In Turchia e Siria è una corsa contro il tempo per cercare di salvare dalle macerie quanta più gente possibile, ma è un'impresa disperata, per l'enormità della catastrofe, tanto che lo stesso Erdogan ha ammesso che quanto accaduto va al di là della capacità di risposta che il governo poteva prevedere e garantire. 

Comunque, il presidente turco - anche pensando alle prossime elezioni presidenziali - ha poi dichiarato che le cose stanno migliorando e che domani ancora di più, aggiungendo di aver mobilitato tutte le risorse a disposizione dello Stato.

Pertanto, è comprensibile quanto sia determinante l'apporto delle squadre USAR (Urban Search And Rescue) inviate da diverse nazioni, Italia compresa, nelle operazioni di soccorso.

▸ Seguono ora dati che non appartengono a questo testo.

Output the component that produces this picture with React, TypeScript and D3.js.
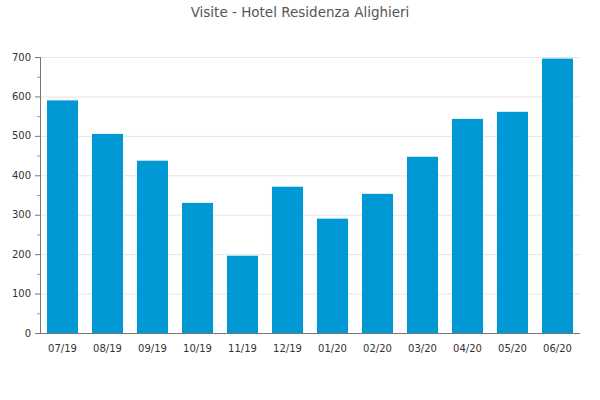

Squadre che però non operano nel  nord ovest della Siria. Secondo fonti locali, ad Al-Yaum, ad eccezione di una squadra egiziana, non è arrivato alcun tipo di aiuto, così come in altre località della provincia di Idlib. Sarebbero più di 1.500 i morti in quella regione, che le organizzazioni umanitarie faticavano a raggiungere anche prima del terremoto.

Alcuni aiuti da paesi che sostengono la Siria o che potrebbero essere considerati potenziali alleati sono giunti ​​oggi nel Paese, ma si teme che il regime possa impedire che vengano inviati anche nelle aree occupate dai gruppi di opposizione. Una situazione ben oltre il limite del grottesco: una tragedia nella tragedia.

Nel frattempo, il numero dei morti, sia in Siria che in Turchia, è arrivato a superare quota 12mila. Decine di migliaia, il numero dei feriti.

Ancora disperso l'italiano Angelo Zen.